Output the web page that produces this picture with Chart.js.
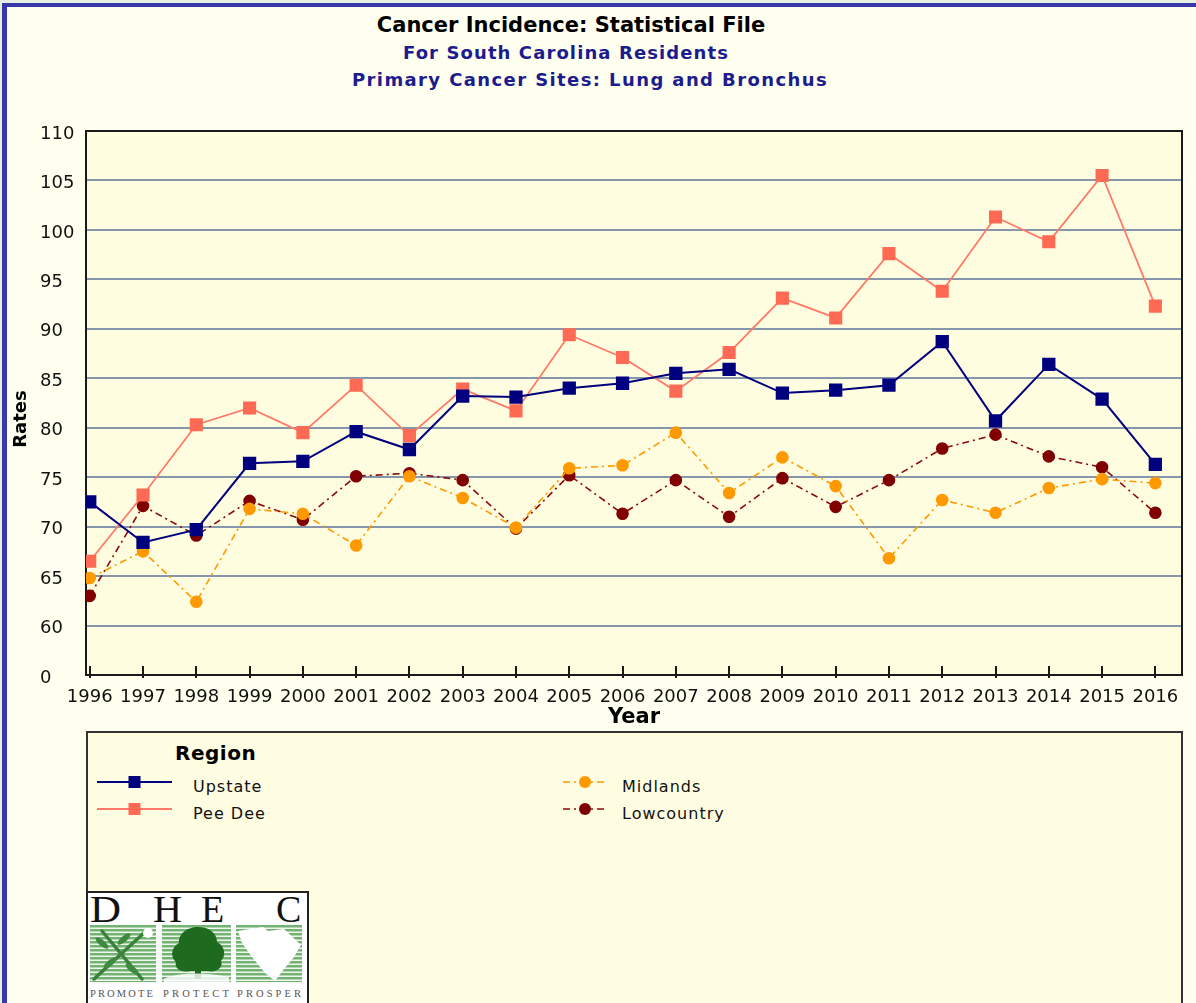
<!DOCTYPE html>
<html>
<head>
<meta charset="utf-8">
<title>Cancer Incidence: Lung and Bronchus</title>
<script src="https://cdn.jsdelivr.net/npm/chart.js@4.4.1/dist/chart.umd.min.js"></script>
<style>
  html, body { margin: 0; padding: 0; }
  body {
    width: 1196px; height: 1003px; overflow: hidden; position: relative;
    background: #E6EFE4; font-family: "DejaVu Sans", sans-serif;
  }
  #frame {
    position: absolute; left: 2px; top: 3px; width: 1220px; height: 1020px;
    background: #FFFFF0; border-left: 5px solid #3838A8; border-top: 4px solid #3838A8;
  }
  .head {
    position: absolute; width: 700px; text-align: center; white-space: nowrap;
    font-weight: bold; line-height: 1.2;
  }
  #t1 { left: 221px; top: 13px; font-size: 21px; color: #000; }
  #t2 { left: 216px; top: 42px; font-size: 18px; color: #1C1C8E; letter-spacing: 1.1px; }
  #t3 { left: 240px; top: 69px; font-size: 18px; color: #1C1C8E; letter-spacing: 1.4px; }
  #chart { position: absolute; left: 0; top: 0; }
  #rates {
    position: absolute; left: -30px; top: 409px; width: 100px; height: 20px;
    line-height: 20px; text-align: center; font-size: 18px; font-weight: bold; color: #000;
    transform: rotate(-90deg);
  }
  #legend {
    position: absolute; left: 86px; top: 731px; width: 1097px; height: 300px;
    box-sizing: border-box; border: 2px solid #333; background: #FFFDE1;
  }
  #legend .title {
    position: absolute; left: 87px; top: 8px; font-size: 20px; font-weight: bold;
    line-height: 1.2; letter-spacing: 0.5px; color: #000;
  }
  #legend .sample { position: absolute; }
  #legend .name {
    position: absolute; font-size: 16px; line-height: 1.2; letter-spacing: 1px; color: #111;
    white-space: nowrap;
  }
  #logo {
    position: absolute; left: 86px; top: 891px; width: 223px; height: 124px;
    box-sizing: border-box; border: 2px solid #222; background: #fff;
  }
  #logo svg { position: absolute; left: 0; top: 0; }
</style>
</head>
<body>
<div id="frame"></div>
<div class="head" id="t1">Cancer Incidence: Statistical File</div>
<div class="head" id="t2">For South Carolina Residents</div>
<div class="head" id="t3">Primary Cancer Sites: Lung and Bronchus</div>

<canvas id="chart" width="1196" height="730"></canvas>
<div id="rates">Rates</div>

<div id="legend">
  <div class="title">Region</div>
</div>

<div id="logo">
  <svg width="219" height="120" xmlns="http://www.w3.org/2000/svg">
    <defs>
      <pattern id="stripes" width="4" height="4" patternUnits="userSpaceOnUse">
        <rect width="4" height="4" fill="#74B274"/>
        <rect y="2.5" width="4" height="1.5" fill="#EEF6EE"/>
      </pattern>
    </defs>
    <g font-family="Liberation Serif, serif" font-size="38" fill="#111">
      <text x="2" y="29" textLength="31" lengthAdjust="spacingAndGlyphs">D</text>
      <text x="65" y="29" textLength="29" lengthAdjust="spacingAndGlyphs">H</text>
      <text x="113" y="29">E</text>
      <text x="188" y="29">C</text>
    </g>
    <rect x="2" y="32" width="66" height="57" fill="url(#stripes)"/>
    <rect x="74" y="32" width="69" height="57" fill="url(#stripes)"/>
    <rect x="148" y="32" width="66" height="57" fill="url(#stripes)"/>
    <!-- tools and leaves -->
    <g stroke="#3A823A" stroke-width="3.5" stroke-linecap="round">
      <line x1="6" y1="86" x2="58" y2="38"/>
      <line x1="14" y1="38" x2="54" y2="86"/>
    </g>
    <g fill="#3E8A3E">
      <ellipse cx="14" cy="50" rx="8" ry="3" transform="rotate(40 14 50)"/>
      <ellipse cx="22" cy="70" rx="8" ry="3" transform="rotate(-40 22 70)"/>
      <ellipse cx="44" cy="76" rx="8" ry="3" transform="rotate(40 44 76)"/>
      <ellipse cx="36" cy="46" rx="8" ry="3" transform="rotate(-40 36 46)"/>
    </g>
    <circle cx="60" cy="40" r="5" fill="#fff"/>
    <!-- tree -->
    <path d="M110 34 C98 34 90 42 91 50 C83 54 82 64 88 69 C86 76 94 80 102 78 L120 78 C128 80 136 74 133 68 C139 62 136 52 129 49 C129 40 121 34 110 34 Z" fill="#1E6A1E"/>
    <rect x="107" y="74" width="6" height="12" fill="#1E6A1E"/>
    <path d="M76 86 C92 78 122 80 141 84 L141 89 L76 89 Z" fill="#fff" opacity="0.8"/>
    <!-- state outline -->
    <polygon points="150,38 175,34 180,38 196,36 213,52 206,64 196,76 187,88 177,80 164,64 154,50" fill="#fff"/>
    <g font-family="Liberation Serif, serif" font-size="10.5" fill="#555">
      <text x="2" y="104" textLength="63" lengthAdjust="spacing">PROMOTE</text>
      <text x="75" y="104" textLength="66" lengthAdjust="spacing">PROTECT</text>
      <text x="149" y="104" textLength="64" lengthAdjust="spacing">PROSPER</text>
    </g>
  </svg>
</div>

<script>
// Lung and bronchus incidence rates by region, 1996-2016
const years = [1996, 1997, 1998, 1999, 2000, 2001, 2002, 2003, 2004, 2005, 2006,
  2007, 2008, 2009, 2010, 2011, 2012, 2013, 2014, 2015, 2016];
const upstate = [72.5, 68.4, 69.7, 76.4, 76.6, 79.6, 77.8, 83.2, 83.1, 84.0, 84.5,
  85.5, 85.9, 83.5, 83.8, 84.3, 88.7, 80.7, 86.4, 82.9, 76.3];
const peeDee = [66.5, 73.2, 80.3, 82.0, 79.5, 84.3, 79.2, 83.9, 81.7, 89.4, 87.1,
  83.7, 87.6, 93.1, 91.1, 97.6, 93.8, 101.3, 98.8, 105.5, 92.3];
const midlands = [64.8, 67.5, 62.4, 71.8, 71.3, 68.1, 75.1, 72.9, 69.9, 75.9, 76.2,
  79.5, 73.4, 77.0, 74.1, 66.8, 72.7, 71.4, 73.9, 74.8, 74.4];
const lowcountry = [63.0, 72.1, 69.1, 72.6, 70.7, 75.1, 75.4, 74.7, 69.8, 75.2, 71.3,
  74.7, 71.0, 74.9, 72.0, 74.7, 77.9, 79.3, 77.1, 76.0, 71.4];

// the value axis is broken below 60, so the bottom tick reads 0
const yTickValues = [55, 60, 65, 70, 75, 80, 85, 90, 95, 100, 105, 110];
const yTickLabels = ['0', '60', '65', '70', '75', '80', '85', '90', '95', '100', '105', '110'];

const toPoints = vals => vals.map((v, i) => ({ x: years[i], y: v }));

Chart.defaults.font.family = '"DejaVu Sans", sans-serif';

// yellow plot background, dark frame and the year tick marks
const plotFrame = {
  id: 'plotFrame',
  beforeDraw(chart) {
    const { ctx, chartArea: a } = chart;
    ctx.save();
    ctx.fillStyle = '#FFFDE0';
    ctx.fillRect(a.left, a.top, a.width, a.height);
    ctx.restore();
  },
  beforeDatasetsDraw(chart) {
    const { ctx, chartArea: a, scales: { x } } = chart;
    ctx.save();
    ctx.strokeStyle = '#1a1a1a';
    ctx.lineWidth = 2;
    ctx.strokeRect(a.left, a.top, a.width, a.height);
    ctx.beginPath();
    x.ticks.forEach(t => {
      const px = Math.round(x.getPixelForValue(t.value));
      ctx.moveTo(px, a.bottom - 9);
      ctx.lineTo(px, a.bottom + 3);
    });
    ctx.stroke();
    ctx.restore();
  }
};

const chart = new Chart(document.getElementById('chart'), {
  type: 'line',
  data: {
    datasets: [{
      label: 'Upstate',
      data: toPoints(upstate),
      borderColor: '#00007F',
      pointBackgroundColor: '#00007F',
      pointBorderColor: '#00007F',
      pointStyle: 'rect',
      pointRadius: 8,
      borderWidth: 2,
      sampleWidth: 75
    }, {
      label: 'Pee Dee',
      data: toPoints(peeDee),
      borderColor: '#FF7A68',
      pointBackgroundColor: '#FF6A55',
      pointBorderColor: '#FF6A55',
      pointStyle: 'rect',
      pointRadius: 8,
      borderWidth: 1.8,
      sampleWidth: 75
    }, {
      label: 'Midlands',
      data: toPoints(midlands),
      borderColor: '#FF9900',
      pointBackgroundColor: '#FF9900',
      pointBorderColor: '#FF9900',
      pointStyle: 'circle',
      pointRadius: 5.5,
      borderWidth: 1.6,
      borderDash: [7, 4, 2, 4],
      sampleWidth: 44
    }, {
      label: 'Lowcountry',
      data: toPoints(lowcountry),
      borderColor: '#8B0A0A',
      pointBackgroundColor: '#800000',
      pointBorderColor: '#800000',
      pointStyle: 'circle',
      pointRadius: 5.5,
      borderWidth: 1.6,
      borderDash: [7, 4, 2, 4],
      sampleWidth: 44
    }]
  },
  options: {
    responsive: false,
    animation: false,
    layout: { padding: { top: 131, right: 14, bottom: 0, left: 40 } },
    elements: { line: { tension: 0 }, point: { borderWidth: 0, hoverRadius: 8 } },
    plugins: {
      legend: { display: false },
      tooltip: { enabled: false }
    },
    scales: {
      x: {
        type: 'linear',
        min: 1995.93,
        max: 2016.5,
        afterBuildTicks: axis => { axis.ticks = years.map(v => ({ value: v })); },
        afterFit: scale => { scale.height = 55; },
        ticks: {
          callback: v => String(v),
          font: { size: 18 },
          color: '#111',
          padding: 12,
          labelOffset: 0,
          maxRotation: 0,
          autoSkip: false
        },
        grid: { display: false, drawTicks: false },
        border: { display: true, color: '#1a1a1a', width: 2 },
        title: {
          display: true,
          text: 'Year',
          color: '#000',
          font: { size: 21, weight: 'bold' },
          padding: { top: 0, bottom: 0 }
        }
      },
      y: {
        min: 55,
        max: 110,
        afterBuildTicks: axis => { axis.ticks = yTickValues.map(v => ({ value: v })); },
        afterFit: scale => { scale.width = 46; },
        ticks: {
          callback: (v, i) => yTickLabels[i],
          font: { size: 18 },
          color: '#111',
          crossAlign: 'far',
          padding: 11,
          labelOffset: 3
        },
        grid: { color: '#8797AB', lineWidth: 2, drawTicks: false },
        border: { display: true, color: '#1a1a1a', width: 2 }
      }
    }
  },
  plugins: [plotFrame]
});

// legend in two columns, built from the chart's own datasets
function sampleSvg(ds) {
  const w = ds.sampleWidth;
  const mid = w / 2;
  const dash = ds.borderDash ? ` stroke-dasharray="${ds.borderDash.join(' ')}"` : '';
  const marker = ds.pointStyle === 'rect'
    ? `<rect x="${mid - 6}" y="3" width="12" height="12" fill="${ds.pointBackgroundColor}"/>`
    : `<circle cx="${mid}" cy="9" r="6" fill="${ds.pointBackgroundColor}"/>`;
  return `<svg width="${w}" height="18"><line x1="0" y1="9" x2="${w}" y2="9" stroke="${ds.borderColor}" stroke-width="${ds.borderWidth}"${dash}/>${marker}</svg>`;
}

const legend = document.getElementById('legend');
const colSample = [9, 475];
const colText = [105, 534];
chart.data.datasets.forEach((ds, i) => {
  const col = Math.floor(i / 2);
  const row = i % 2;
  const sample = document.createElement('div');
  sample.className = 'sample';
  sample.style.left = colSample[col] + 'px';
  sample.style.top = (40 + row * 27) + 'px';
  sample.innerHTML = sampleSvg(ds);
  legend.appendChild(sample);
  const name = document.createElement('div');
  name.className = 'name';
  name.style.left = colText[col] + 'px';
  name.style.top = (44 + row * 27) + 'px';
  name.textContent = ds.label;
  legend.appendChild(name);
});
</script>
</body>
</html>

Written request. Everything from the first line to the line with "Lung and Bronchus</div>" must be repeated exactly, and nothing else. Leave the pictures out.

Solution to this task.
Output the web page that produces this picture with Chart.js.
<!DOCTYPE html>
<html>
<head>
<meta charset="utf-8">
<title>Cancer Incidence: Lung and Bronchus</title>
<script src="https://cdn.jsdelivr.net/npm/chart.js@4.4.1/dist/chart.umd.min.js"></script>
<style>
  html, body { margin: 0; padding: 0; }
  body {
    width: 1196px; height: 1003px; overflow: hidden; position: relative;
    background: #E6EFE4; font-family: "DejaVu Sans", sans-serif;
  }
  #frame {
    position: absolute; left: 2px; top: 3px; width: 1220px; height: 1020px;
    background: #FFFFF0; border-left: 5px solid #3838A8; border-top: 4px solid #3838A8;
  }
  .head {
    position: absolute; width: 700px; text-align: center; white-space: nowrap;
    font-weight: bold; line-height: 1.2;
  }
  #t1 { left: 221px; top: 13px; font-size: 21px; color: #000; }
  #t2 { left: 216px; top: 42px; font-size: 18px; color: #1C1C8E; letter-spacing: 1.1px; }
  #t3 { left: 240px; top: 69px; font-size: 18px; color: #1C1C8E; letter-spacing: 1.4px; }
  #chart { position: absolute; left: 0; top: 0; }
  #rates {
    position: absolute; left: -30px; top: 409px; width: 100px; height: 20px;
    line-height: 20px; text-align: center; font-size: 18px; font-weight: bold; color: #000;
    transform: rotate(-90deg);
  }
  #legend {
    position: absolute; left: 86px; top: 731px; width: 1097px; height: 300px;
    box-sizing: border-box; border: 2px solid #333; background: #FFFDE1;
  }
  #legend .title {
    position: absolute; left: 87px; top: 8px; font-size: 20px; font-weight: bold;
    line-height: 1.2; letter-spacing: 0.5px; color: #000;
  }
  #legend .sample { position: absolute; }
  #legend .name {
    position: absolute; font-size: 16px; line-height: 1.2; letter-spacing: 1px; color: #111;
    white-space: nowrap;
  }
  #logo {
    position: absolute; left: 86px; top: 891px; width: 223px; height: 124px;
    box-sizing: border-box; border: 2px solid #222; background: #fff;
  }
  #logo svg { position: absolute; left: 0; top: 0; }
</style>
</head>
<body>
<div id="frame"></div>
<div class="head" id="t1">Cancer Incidence: Statistical File</div>
<div class="head" id="t2">For South Carolina Residents</div>
<div class="head" id="t3">Primary Cancer Sites: Lung and Bronchus</div>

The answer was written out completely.